### PROBLEM TO WORK ON
Here are records with pictures in them. Copy all of them exactly and leave the pictures out.

### DATASET
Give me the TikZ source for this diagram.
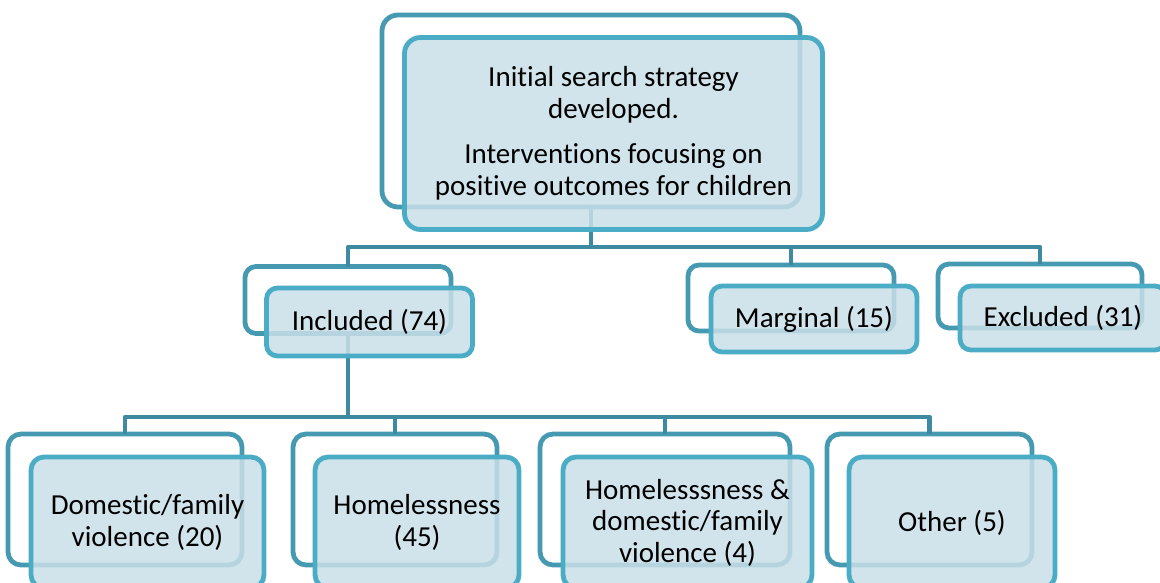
\documentclass[tikz,border=0pt]{standalone}
\usepackage{fontspec}
\setmainfont[Ligatures=NoCommon]{Carlito}
\definecolor{connc}{HTML}{3E8BA1}
\definecolor{backc}{HTML}{4599B1}
\definecolor{frontc}{HTML}{4BACC6}
\definecolor{fillc}{HTML}{CADFE8}
\begin{document}
\begin{tikzpicture}[x=1pt,y=-1pt,
  backbox/.style={draw=backc, line width=4.8pt, fill=white, rounded corners=11pt, inner sep=0pt, outer sep=0pt},
  frontbox/.style={draw=frontc, line width=4.8pt, fill=fillc, fill opacity=0.85, text opacity=1, draw opacity=1, rounded corners=11pt, inner sep=0pt, outer sep=0pt, align=center, font=\fontsize{29}{31.5}\selectfont},
  conn/.style={draw=connc, line width=4.8pt, line join=round}]
\useasboundingbox (0,0) rectangle (1160,583);
\clip (0,0) rectangle (1160,583);
\coordinate (bus1) at (0,247);
\coordinate (bus2) at (0,417);
% back boxes
\node[backbox, rounded corners=16pt, minimum width=418pt, minimum height=192pt] (topb) at (591,111) {};
\node[backbox, minimum width=206pt, minimum height=67pt] (incb) at (348,300) {};
\node[backbox, minimum width=206pt, minimum height=66pt] (marb) at (791,298) {};
\node[backbox, minimum width=204pt, minimum height=64pt] (excb) at (1040,296) {};
\node[backbox, rounded corners=13pt, minimum width=234pt, minimum height=131pt] (domb) at (125,499.5) {};
\node[backbox, rounded corners=13pt, minimum width=204pt, minimum height=131pt] (homb) at (395,499.5) {};
\node[backbox, rounded corners=13pt, minimum width=250pt, minimum height=131pt] (hdvb) at (665,499.5) {};
\node[backbox, rounded corners=13pt, minimum width=205pt, minimum height=131pt] (othb) at (929.5,499.5) {};
% connectors
\draw[conn] (topb.south) -- (topb.south |- bus1);
\draw[conn] (incb.north) |- (topb.south |- bus1) -| (excb.north);
\draw[conn] (marb.north) -- (marb.north |- bus1);
\draw[conn] (incb.south) -- (incb.south |- bus2);
\draw[conn] (domb.north) |- (incb.south |- bus2) -| (othb.north);
\draw[conn] (homb.north) -- (homb.north |- bus2);
\draw[conn] (hdvb.north) -- (hdvb.north |- bus2);
% front boxes
\node[frontbox, rounded corners=16pt, minimum width=418pt, minimum height=192pt] (top) at (613.5,133.5) {Initial search strategy\\developed.\\[14pt]Interventions focusing on\\positive outcomes for children};
\node[frontbox, minimum width=206pt, minimum height=68pt] (inc) at (369.5,322) {Included (74)};
\node[frontbox, minimum width=206pt, minimum height=66pt] (mar) at (814,319) {Marginal (15)};
\node[frontbox, minimum width=206pt, minimum height=64pt] (exc) at (1063,318) {Excluded (31)};
\node[frontbox, rounded corners=13pt, minimum width=233pt, minimum height=131pt] (dom) at (147.5,522.5) {Domestic/family\\violence (20)};
\node[frontbox, rounded corners=13pt, minimum width=204pt, minimum height=131pt] (hom) at (417,522.5) {Homelessness\\(45)};
\node[frontbox, rounded corners=13pt, minimum width=249pt, minimum height=131pt] (hdv) at (687.5,522.5) {Homelesssness \&\\domestic/family\\violence (4)};
\node[frontbox, rounded corners=13pt, minimum width=206pt, minimum height=131pt] (oth) at (952,522.5) {Other (5)};
\end{tikzpicture}
\end{document}
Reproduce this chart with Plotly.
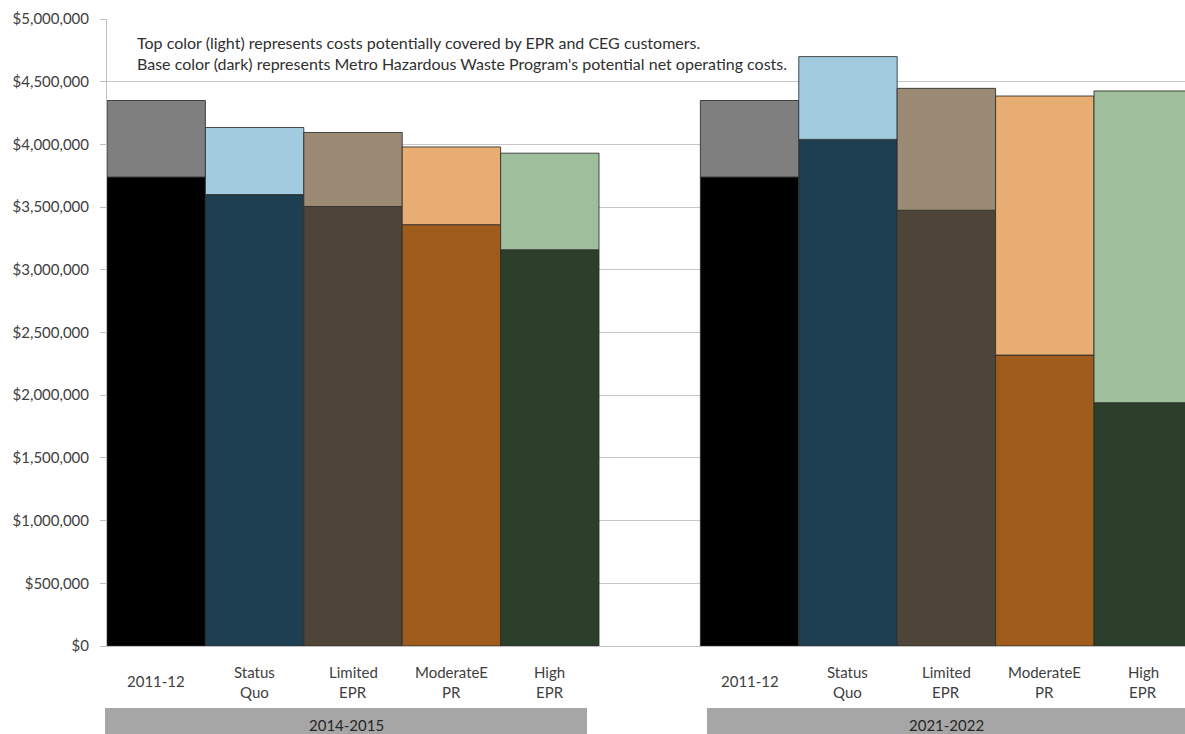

### RESPONSE BELOW
Give me the TikZ source for this diagram.
\documentclass[tikz,border=0pt]{standalone}
\usepackage{fontspec}
\setmainfont[Ligatures=NoCommon]{Carlito}
\definecolor{connc}{HTML}{3E8BA1}
\definecolor{backc}{HTML}{4599B1}
\definecolor{frontc}{HTML}{4BACC6}
\definecolor{fillc}{HTML}{CADFE8}
\begin{document}
\begin{tikzpicture}[x=1pt,y=-1pt,
  backbox/.style={draw=backc, line width=4.8pt, fill=white, rounded corners=11pt, inner sep=0pt, outer sep=0pt},
  frontbox/.style={draw=frontc, line width=4.8pt, fill=fillc, fill opacity=0.85, text opacity=1, draw opacity=1, rounded corners=11pt, inner sep=0pt, outer sep=0pt, align=center, font=\fontsize{29}{31.5}\selectfont},
  conn/.style={draw=connc, line width=4.8pt, line join=round}]
\useasboundingbox (0,0) rectangle (1160,583);
\clip (0,0) rectangle (1160,583);
\coordinate (bus1) at (0,247);
\coordinate (bus2) at (0,417);
% back boxes
\node[backbox, rounded corners=16pt, minimum width=418pt, minimum height=192pt] (topb) at (591,111) {};
\node[backbox, minimum width=206pt, minimum height=67pt] (incb) at (348,300) {};
\node[backbox, minimum width=206pt, minimum height=66pt] (marb) at (791,298) {};
\node[backbox, minimum width=204pt, minimum height=64pt] (excb) at (1040,296) {};
\node[backbox, rounded corners=13pt, minimum width=234pt, minimum height=131pt] (domb) at (125,499.5) {};
\node[backbox, rounded corners=13pt, minimum width=204pt, minimum height=131pt] (homb) at (395,499.5) {};
\node[backbox, rounded corners=13pt, minimum width=250pt, minimum height=131pt] (hdvb) at (665,499.5) {};
\node[backbox, rounded corners=13pt, minimum width=205pt, minimum height=131pt] (othb) at (929.5,499.5) {};
% connectors
\draw[conn] (topb.south) -- (topb.south |- bus1);
\draw[conn] (incb.north) |- (topb.south |- bus1) -| (excb.north);
\draw[conn] (marb.north) -- (marb.north |- bus1);
\draw[conn] (incb.south) -- (incb.south |- bus2);
\draw[conn] (domb.north) |- (incb.south |- bus2) -| (othb.north);
\draw[conn] (homb.north) -- (homb.north |- bus2);
\draw[conn] (hdvb.north) -- (hdvb.north |- bus2);
% front boxes
\node[frontbox, rounded corners=16pt, minimum width=418pt, minimum height=192pt] (top) at (613.5,133.5) {Initial search strategy\\developed.\\[14pt]Interventions focusing on\\positive outcomes for children};
\node[frontbox, minimum width=206pt, minimum height=68pt] (inc) at (369.5,322) {Included (74)};
\node[frontbox, minimum width=206pt, minimum height=66pt] (mar) at (814,319) {Marginal (15)};
\node[frontbox, minimum width=206pt, minimum height=64pt] (exc) at (1063,318) {Excluded (31)};
\node[frontbox, rounded corners=13pt, minimum width=233pt, minimum height=131pt] (dom) at (147.5,522.5) {Domestic/family\\violence (20)};
\node[frontbox, rounded corners=13pt, minimum width=204pt, minimum height=131pt] (hom) at (417,522.5) {Homelessness\\(45)};
\node[frontbox, rounded corners=13pt, minimum width=249pt, minimum height=131pt] (hdv) at (687.5,522.5) {Homelesssness \&\\domestic/family\\violence (4)};
\node[frontbox, rounded corners=13pt, minimum width=206pt, minimum height=131pt] (oth) at (952,522.5) {Other (5)};
\end{tikzpicture}
\end{document}
Reproduce this chart with Plotly.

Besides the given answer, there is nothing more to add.